Transcribe all of the data exactly. Omit the pictures.

— Start of Information shown —

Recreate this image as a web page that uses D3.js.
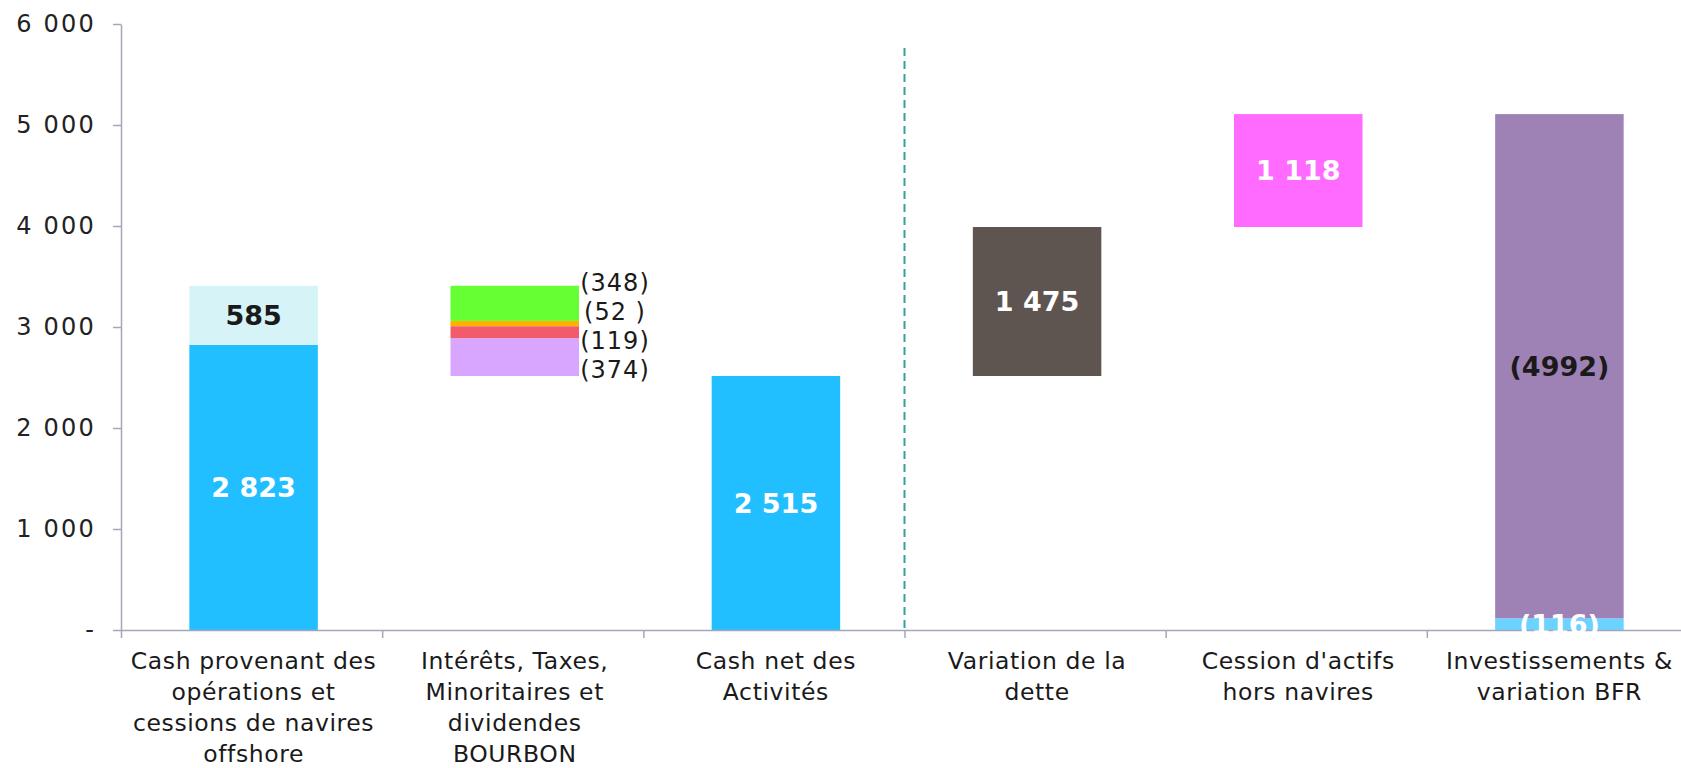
<!DOCTYPE html>
<html>
<head>
<meta charset="utf-8">
<script src="https://cdn.jsdelivr.net/npm/d3@7"></script>
<style>
  html, body { margin: 0; padding: 0; background: #fff; }
  svg { display: block; }
</style>
</head>
<body>
<svg id="chart" width="1681" height="768"></svg>
<script>
// categories (each label split into its lines)
const categories = [
  ['Cash provenant des', 'opérations et', 'cessions de navires', 'offshore'],
  ['Intérêts, Taxes,', 'Minoritaires et', 'dividendes', 'BOURBON'],
  ['Cash net des', 'Activités'],
  ['Variation de la', 'dette'],
  ['Cession d\'actifs', 'hors navires'],
  ['Investissements &', 'variation BFR']
];

// floating base of every column, then its stacked pieces from bottom to top
const stackBase = [0, 2515, 0, 2515, 3990, 0];
const stackValues = [
  [2823, 585],
  [374, 119, 52, 348],
  [2515],
  [1475],
  [1118],
  [116, 4992]
];
const stackLabels = [
  ['2 823', '585'],
  ['(374)', '(119)', '(52 )', '(348)'],
  ['2 515'],
  ['1 475'],
  ['1 118'],
  ['(116)', '(4992)']
];
const stackColors = [
  ['#21bfff', '#d6f3f7'],
  ['#d8a6ff', '#f25b6b', '#ffb000', '#66ff33'],
  ['#21bfff'],
  ['#5e5450'],
  ['#ff6bff'],
  ['#6bd3ff', '#9e82b5']
];
const labelColors = [
  ['#fff', '#1a1a1a'],
  ['#1a1a1a', '#1a1a1a', '#1a1a1a', '#1a1a1a'],
  ['#fff'],
  ['#fff'],
  ['#fff'],
  ['#fff', '#1a1a1a']
];
const yTicks = [0, 1000, 2000, 3000, 4000, 5000, 6000];

const FONT = 'DejaVu Sans';
const AXIS_COL = '#a3a7b9';

const svg = d3.select('#chart');

const x = d3.scaleBand()
    .domain(d3.range(categories.length))
    .range([121, 1688])
    .padding(0);
const xEdge = d3.scaleLinear().domain([0, categories.length]).range([121, 1688]);
const y = d3.scaleLinear().domain([0, 6000]).range([630, 24]);

const barW = x.bandwidth() * 0.492;
const barShift = 2;

svg.append('defs').append('clipPath')
    .attr('id', 'plot')
  .append('rect')
    .attr('x', 121).attr('y', 0)
    .attr('width', 1681).attr('height', 632);

// bars
const g = svg.append('g');
categories.forEach((c, i) => {
  let acc = stackBase[i];
  const bx = x(i) + (x.bandwidth() - barW) / 2 + barShift;
  stackValues[i].forEach((v, j) => {
    const y0 = acc, y1 = acc + v;
    g.append('rect')
        .attr('x', bx).attr('y', y(y1))
        .attr('width', barW).attr('height', y(y0) - y(y1))
        .attr('fill', stackColors[i][j]);
    acc = y1;
  });
});

// dashed divider between the operating block and the rest
svg.append('line')
    .attr('x1', xEdge(3)).attr('x2', xEdge(3))
    .attr('y1', 48).attr('y2', y(0))
    .attr('stroke', '#3a9da0').attr('stroke-width', 2)
    .attr('stroke-dasharray', '8,5');

// axes
const fmt = d3.formatLocale({ decimal: ',', thousands: ' ', grouping: [3], currency: ['', ''] }).format(',');
const yAxis = svg.append('g')
    .attr('transform', 'translate(121,0)')
    .call(d3.axisLeft(y).tickValues(yTicks).tickSize(8).tickSizeOuter(0).tickPadding(17)
      .tickFormat(d => d === 0 ? '-' : fmt(d)));
yAxis.select('.domain').attr('stroke', AXIS_COL).attr('stroke-width', 1.5);
yAxis.selectAll('.tick line').attr('stroke', AXIS_COL).attr('stroke-width', 1.5);
yAxis.selectAll('.tick text')
    .attr('font-family', FONT).attr('font-size', 24).attr('letter-spacing', 2.2).attr('fill', '#222');

const xAxis = svg.append('g')
    .attr('transform', `translate(0,${y(0)})`)
    .call(d3.axisBottom(xEdge).tickValues(d3.range(categories.length)).tickSize(8).tickSizeOuter(0).tickFormat(''));
xAxis.select('.domain').attr('stroke', AXIS_COL).attr('stroke-width', 1.5);
xAxis.selectAll('.tick line').attr('stroke', AXIS_COL).attr('stroke-width', 1.5);

// category labels
categories.forEach((lines, i) => {
  const cx = x(i) + x.bandwidth() / 2 + barShift;
  const t = svg.append('text')
      .attr('x', cx)
      .attr('y', 669)
      .attr('text-anchor', 'middle')
      .attr('font-family', FONT).attr('font-size', 23.5).attr('letter-spacing', 0.6)
      .attr('fill', '#1a1a1a');
  lines.forEach((l, k) => {
    t.append('tspan')
        .attr('x', cx)
        .attr('dy', k === 0 ? 0 : 31)
        .text(l);
  });
});

// value labels
const lg = svg.append('g').attr('clip-path', 'url(#plot)');
categories.forEach((c, i) => {
  let acc = stackBase[i];
  const cx = x(i) + x.bandwidth() / 2 + barShift;
  const n = stackValues[i].length;
  stackValues[i].forEach((v, j) => {
    const mid = acc + v / 2;
    acc += v;
    if (i === 1) {
      // small pieces: labels stacked beside the column, top piece first
      const top = stackBase[i] + d3.sum(stackValues[i]);
      const row = n - 1 - j;
      lg.append('text')
          .attr('x', cx + barW / 2 + 36)
          .attr('y', y(top) + row * 29 - 3)
          .attr('dy', '0.35em')
          .attr('text-anchor', 'middle')
          .attr('font-family', FONT).attr('font-size', 24).attr('letter-spacing', 1)
          .attr('fill', labelColors[i][j])
          .text(stackLabels[i][j]);
    } else {
      lg.append('text')
          .attr('x', cx)
          .attr('y', y(mid))
          .attr('dy', '0.36em')
          .attr('text-anchor', 'middle')
          .attr('font-family', FONT).attr('font-size', 27).attr('font-weight', 'bold')
          .attr('fill', labelColors[i][j])
          .text(stackLabels[i][j]);
    }
  });
});
</script>
</body>
</html>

— End of Information shown —

[Worked answer]
Recreate this image as a web page that uses D3.js.
<!DOCTYPE html>
<html>
<head>
<meta charset="utf-8">
<script src="https://cdn.jsdelivr.net/npm/d3@7"></script>
<style>
  html, body { margin: 0; padding: 0; background: #fff; }
  svg { display: block; }
</style>
</head>
<body>
<svg id="chart" width="1681" height="768"></svg>
<script>
// categories (each label split into its lines)
const categories = [
  ['Cash provenant des', 'opérations et', 'cessions de navires', 'offshore'],
  ['Intérêts, Taxes,', 'Minoritaires et', 'dividendes', 'BOURBON'],
  ['Cash net des', 'Activités'],
  ['Variation de la', 'dette'],
  ['Cession d\'actifs', 'hors navires'],
  ['Investissements &', 'variation BFR']
];

// floating base of every column, then its stacked pieces from bottom to top
const stackBase = [0, 2515, 0, 2515, 3990, 0];
const stackValues = [
  [2823, 585],
  [374, 119, 52, 348],
  [2515],
  [1475],
  [1118],
  [116, 4992]
];
const stackLabels = [
  ['2 823', '585'],
  ['(374)', '(119)', '(52 )', '(348)'],
  ['2 515'],
  ['1 475'],
  ['1 118'],
  ['(116)', '(4992)']
];
const stackColors = [
  ['#21bfff', '#d6f3f7'],
  ['#d8a6ff', '#f25b6b', '#ffb000', '#66ff33'],
  ['#21bfff'],
  ['#5e5450'],
  ['#ff6bff'],
  ['#6bd3ff', '#9e82b5']
];
const labelColors = [
  ['#fff', '#1a1a1a'],
  ['#1a1a1a', '#1a1a1a', '#1a1a1a', '#1a1a1a'],
  ['#fff'],
  ['#fff'],
  ['#fff'],
  ['#fff', '#1a1a1a']
];
const yTicks = [0, 1000, 2000, 3000, 4000, 5000, 6000];

const FONT = 'DejaVu Sans';
const AXIS_COL = '#a3a7b9';

const svg = d3.select('#chart');

const x = d3.scaleBand()
    .domain(d3.range(categories.length))
    .range([121, 1688])
    .padding(0);
const xEdge = d3.scaleLinear().domain([0, categories.length]).range([121, 1688]);
const y = d3.scaleLinear().domain([0, 6000]).range([630, 24]);

const barW = x.bandwidth() * 0.492;
const barShift = 2;

svg.append('defs').append('clipPath')
    .attr('id', 'plot')
  .append('rect')
    .attr('x', 121).attr('y', 0)
    .attr('width', 1681).attr('height', 632);

// bars
const g = svg.append('g');
categories.forEach((c, i) => {
  let acc = stackBase[i];
  const bx = x(i) + (x.bandwidth() - barW) / 2 + barShift;
  stackValues[i].forEach((v, j) => {
    const y0 = acc, y1 = acc + v;
    g.append('rect')
        .attr('x', bx).attr('y', y(y1))
        .attr('width', barW).attr('height', y(y0) - y(y1))
        .attr('fill', stackColors[i][j]);
    acc = y1;
  });
});

// dashed divider between the operating block and the rest
svg.append('line')
    .attr('x1', xEdge(3)).attr('x2', xEdge(3))
    .attr('y1', 48).attr('y2', y(0))
    .attr('stroke', '#3a9da0').attr('stroke-width', 2)
    .attr('stroke-dasharray', '8,5');

// axes
const fmt = d3.formatLocale({ decimal: ',', thousands: ' ', grouping: [3], currency: ['', ''] }).format(',');
const yAxis = svg.append('g')
    .attr('transform', 'translate(121,0)')
    .call(d3.axisLeft(y).tickValues(yTicks).tickSize(8).tickSizeOuter(0).tickPadding(17)
      .tickFormat(d => d === 0 ? '-' : fmt(d)));
yAxis.select('.domain').attr('stroke', AXIS_COL).attr('stroke-width', 1.5);
yAxis.selectAll('.tick line').attr('stroke', AXIS_COL).attr('stroke-width', 1.5);
yAxis.selectAll('.tick text')
    .attr('font-family', FONT).attr('font-size', 24).attr('letter-spacing', 2.2).attr('fill', '#222');

const xAxis = svg.append('g')
    .attr('transform', `translate(0,${y(0)})`)
    .call(d3.axisBottom(xEdge).tickValues(d3.range(categories.length)).tickSize(8).tickSizeOuter(0).tickFormat(''));
xAxis.select('.domain').attr('stroke', AXIS_COL).attr('stroke-width', 1.5);
xAxis.selectAll('.tick line').attr('stroke', AXIS_COL).attr('stroke-width', 1.5);

// category labels
categories.forEach((lines, i) => {
  const cx = x(i) + x.bandwidth() / 2 + barShift;
  const t = svg.append('text')
      .attr('x', cx)
      .attr('y', 669)
      .attr('text-anchor', 'middle')
      .attr('font-family', FONT).attr('font-size', 23.5).attr('letter-spacing', 0.6)
      .attr('fill', '#1a1a1a');
  lines.forEach((l, k) => {
    t.append('tspan')
        .attr('x', cx)
        .attr('dy', k === 0 ? 0 : 31)
        .text(l);
  });
});

// value labels
const lg = svg.append('g').attr('clip-path', 'url(#plot)');
categories.forEach((c, i) => {
  let acc = stackBase[i];
  const cx = x(i) + x.bandwidth() / 2 + barShift;
  const n = stackValues[i].length;
  stackValues[i].forEach((v, j) => {
    const mid = acc + v / 2;
    acc += v;
    if (i === 1) {
      // small pieces: labels stacked beside the column, top piece first
      const top = stackBase[i] + d3.sum(stackValues[i]);
      const row = n - 1 - j;
      lg.append('text')
          .attr('x', cx + barW / 2 + 36)
          .attr('y', y(top) + row * 29 - 3)
          .attr('dy', '0.35em')
          .attr('text-anchor', 'middle')
          .attr('font-family', FONT).attr('font-size', 24).attr('letter-spacing', 1)
          .attr('fill', labelColors[i][j])
          .text(stackLabels[i][j]);
    } else {
      lg.append('text')
          .attr('x', cx)
          .attr('y', y(mid))
          .attr('dy', '0.36em')
          .attr('text-anchor', 'middle')
          .attr('font-family', FONT).attr('font-size', 27).attr('font-weight', 'bold')
          .attr('fill', labelColors[i][j])
          .text(stackLabels[i][j]);
    }
  });
});
</script>
</body>
</html>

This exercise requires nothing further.